Review originally published January 23, 2012 as part of Film.com's coverage of the 2012 Sundance Film Festival.
The opening scenes are set by photo montage. Celeste (Rashida Jones) and Jesse (Andy Samberg) are clearly very close, they have a special relationship, laughing, kissing, and joking. Everything seems right in Celeste and Jesse Land, until we soon find out that they’re actually separated. Yes, they’ve remained best friends, even though they’re headed for divorce. Maybe they’ve remained too good of friends? Their closeness creeps out their friends and presents difficulties when they’re trying to call it quits with their relationship. Staying so close to each other eventually leads to backslides, but Celeste and Jesse seem unwilling to let go of each other.
Where the film still feels rough is its transitions from the goofy humor to the more weighty dramatic scenes that involve Celeste and Jesse dealing with their unusual situation.

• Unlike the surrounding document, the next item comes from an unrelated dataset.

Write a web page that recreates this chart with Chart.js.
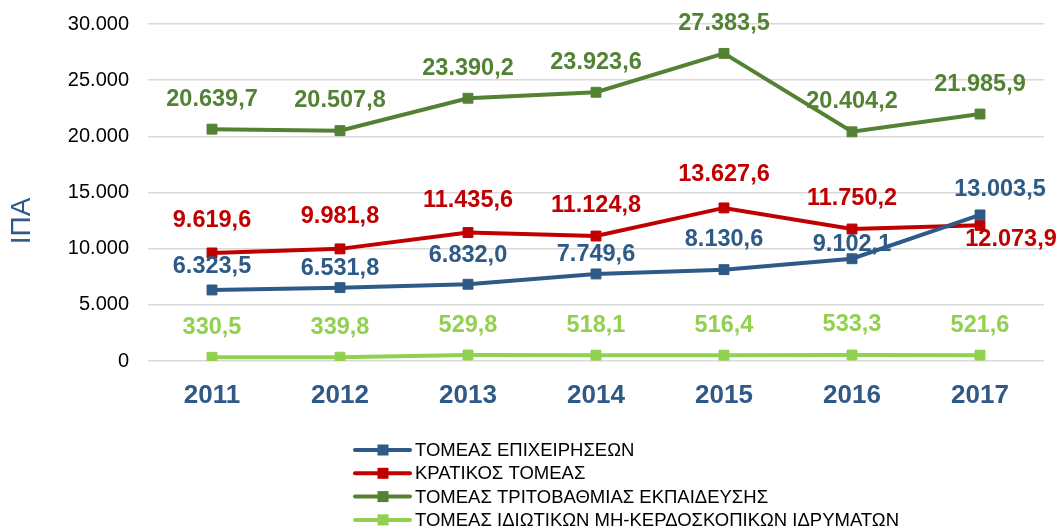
<!DOCTYPE html>
<html lang="el">
<head>
    <meta charset="UTF-8">
    <title>ΙΠΑ ανά τομέα 2011-2017</title>
    <style>
        body {
            margin: 0;
            padding: 0;
            background-color: white;
        }
        canvas {
            display: block;
        }
    </style>
</head>
<body>
    <canvas id="myChart" width="1059" height="529"></canvas>

    <script src="https://cdn.jsdelivr.net/npm/chart.js"></script>
    <script>
        const years = ['2011', '2012', '2013', '2014', '2015', '2016', '2017'];
        const business = [6323.5, 6531.8, 6832.0, 7749.6, 8130.6, 9102.1, 13003.5];
        const government = [9619.6, 9981.8, 11435.6, 11124.8, 13627.6, 11750.2, 12073.9];
        const higherEd = [20639.7, 20507.8, 23390.2, 23923.6, 27383.5, 20404.2, 21985.9];
        const privateNonProfit = [330.5, 339.8, 529.8, 518.1, 516.4, 533.3, 521.6];
        const yTitle = 'ΙΠΑ';

        const FONT = '"Liberation Sans", Arial, sans-serif';
        const AXIS_BLUE = '#2E5A87';

        // greek number format: 20.639,7
        function fmt(v, dec) {
            const parts = v.toFixed(dec).split('.');
            const intPart = parts[0].replace(/\B(?=(\d{3})+(?!\d))/g, '.');
            return parts.length > 1 ? intPart + ',' + parts[1] : intPart;
        }

        function series(label, values, color, dy, dx) {
            return {
                label: label,
                data: values,
                borderColor: color,
                backgroundColor: color,
                borderWidth: 4,
                pointStyle: 'rect',
                pointRadius: 7,
                pointBorderWidth: 1,
                pointHoverRadius: 7,
                tension: 0,
                labelDy: dy,
                labelDx: dx
            };
        }

        // value labels drawn next to the points
        const valueLabels = {
            id: 'valueLabels',
            afterDatasetsDraw(chart) {
                const ctx = chart.ctx;
                ctx.save();
                ctx.font = 'bold 23.5px ' + FONT;
                ctx.textAlign = 'center';
                ctx.textBaseline = 'middle';
                chart.data.datasets.forEach((ds, i) => {
                    const meta = chart.getDatasetMeta(i);
                    ctx.fillStyle = ds.borderColor;
                    meta.data.forEach((pt, j) => {
                        const dy = ds.labelDy[j];
                        const dx = ds.labelDx ? ds.labelDx[j] : 0;
                        ctx.fillText(fmt(ds.data[j], 1), pt.x + dx, pt.y + dy);
                    });
                });
                ctx.restore();
            }
        };

        // vertical legend at the bottom + rotated y title
        const extras = {
            id: 'extras',
            afterDraw(chart) {
                const ctx = chart.ctx;
                const x0 = 355, rowY = 450, rowGap = 23.3;
                ctx.save();
                ctx.font = '18.5px ' + FONT;
                ctx.textBaseline = 'middle';
                chart.data.datasets.forEach((ds, i) => {
                    const y = rowY + i * rowGap;
                    ctx.strokeStyle = ds.borderColor;
                    ctx.lineWidth = 4;
                    ctx.lineCap = 'round';
                    ctx.beginPath();
                    ctx.moveTo(x0, y);
                    ctx.lineTo(x0 + 55, y);
                    ctx.stroke();
                    ctx.fillStyle = ds.borderColor;
                    ctx.fillRect(x0 + 22.5, y - 5.5, 11, 11);
                    ctx.fillStyle = '#000';
                    ctx.fillText(ds.label, x0 + 60, y + 1);
                });

                ctx.translate(22, 221);
                ctx.rotate(-Math.PI / 2);
                ctx.font = '28px ' + FONT;
                ctx.textAlign = 'center';
                ctx.fillStyle = AXIS_BLUE;
                ctx.fillText(yTitle, 0, 0);
                ctx.restore();
            }
        };

        const blueDy = [-23, -19, -29, -19, -30, -14, -25];
        const blueDx = [0, 0, 0, 0, 0, 0, 20];
        const redDy = [-32, -32, -32, -31, -33, -30, 14];
        const redDx = [0, 0, 0, 0, 0, 0, 31];
        const upDy = [-30, -30, -30, -30, -30, -30, -30];

        const data = {
            labels: years,
            datasets: [
                series('ΤΟΜΕΑΣ ΕΠΙΧΕΙΡΗΣΕΩΝ', business, AXIS_BLUE, blueDy, blueDx),
                series('ΚΡΑΤΙΚΟΣ ΤΟΜΕΑΣ', government, '#C00000', redDy, redDx),
                series('ΤΟΜΕΑΣ ΤΡΙΤΟΒΑΘΜΙΑΣ ΕΚΠΑΙΔΕΥΣΗΣ', higherEd, '#548235', upDy, null),
                series('ΤΟΜΕΑΣ ΙΔΙΩΤΙΚΩΝ ΜΗ-ΚΕΡΔΟΣΚΟΠΙΚΩΝ ΙΔΡΥΜΑΤΩΝ', privateNonProfit, '#92D050', upDy, null)
            ]
        };

        const dt = document.getElementById('myChart').getContext('2d');
        const chart = new Chart(dt, {
            type: 'line',
            data: data,
            plugins: [valueLabels, extras],
            options: {
                responsive: false,
                animation: false,
                layout: {
                    padding: { top: 24, right: 15, bottom: 118, left: 0 }
                },
                plugins: {
                    legend: { display: false },
                    tooltip: { enabled: false }
                },
                scales: {
                    x: {
                        offset: true,
                        grid: { display: false, drawTicks: false },
                        border: { display: false },
                        ticks: {
                            color: AXIS_BLUE,
                            font: { family: FONT, size: 26, weight: 'bold' },
                            padding: 19
                        },
                        afterFit(scale) { scale.height = 50; }
                    },
                    y: {
                        min: 0,
                        max: 30000,
                        border: { display: false },
                        grid: { color: '#D9D9D9', lineWidth: 1.5, drawTicks: false },
                        ticks: {
                            stepSize: 5000,
                            color: '#000',
                            padding: 19,
                            font: { family: FONT, size: 20 },
                            callback: (v) => fmt(v, 0)
                        },
                        afterFit(scale) {
                            scale.width = 148;
                            scale.paddingTop = 0;
                            scale.paddingBottom = 0;
                        }
                    }
                }
            }
        });
    </script>
</body>
</html>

They both find it impossible to get rid of their feelings for each other, fair enough, but there are entire subplots in the movie that either feel underdeveloped or almost unnecessary. For instance, I couldn’t help but think that Emma Roberts’ part should be completely cut out of the movie. As far as I could tell her character, Riley Banks, was around solely to point out that sometimes even celebrities have relationship problems and get their feelings hurt (just like the rest of us). Elijah Wood’s portrayal of Celeste’s gay work colleague also felt forced, and at times unfunny. But again, this is likely not the exact cut the movie will get when it is released into theaters. A more polished version should be able to handle both the humor and drama transitions.
Note: Director Lee Krieger let us in on the fact that they were still working on the film’s finished product a week before it premiered here at the festival, so I will caution you that this review is most likely for a film that isn’t quite as refined as the filmmakers are intending it to eventually be. That said, the film starts out placing Celeste and Jesse in different situations (much like an SNL skit) involving two people in a separated marriage who still can’t get enough of each other and the awkwardness that presents to the people around them. Samberg is the perfect person for situational comedy like this. The first 15 to 20 minutes of the film represents simple goofiness as Celeste and Jesse face one awkward situation after another. With other actors this could feel mundane, but Samberg and Jones carry the casually funny relationship humor easily. Celeste and Jesse Forever was certainly charming and funny at times, a different kind of romantic comedy about a couple looking to move apart ... rather than get closer together.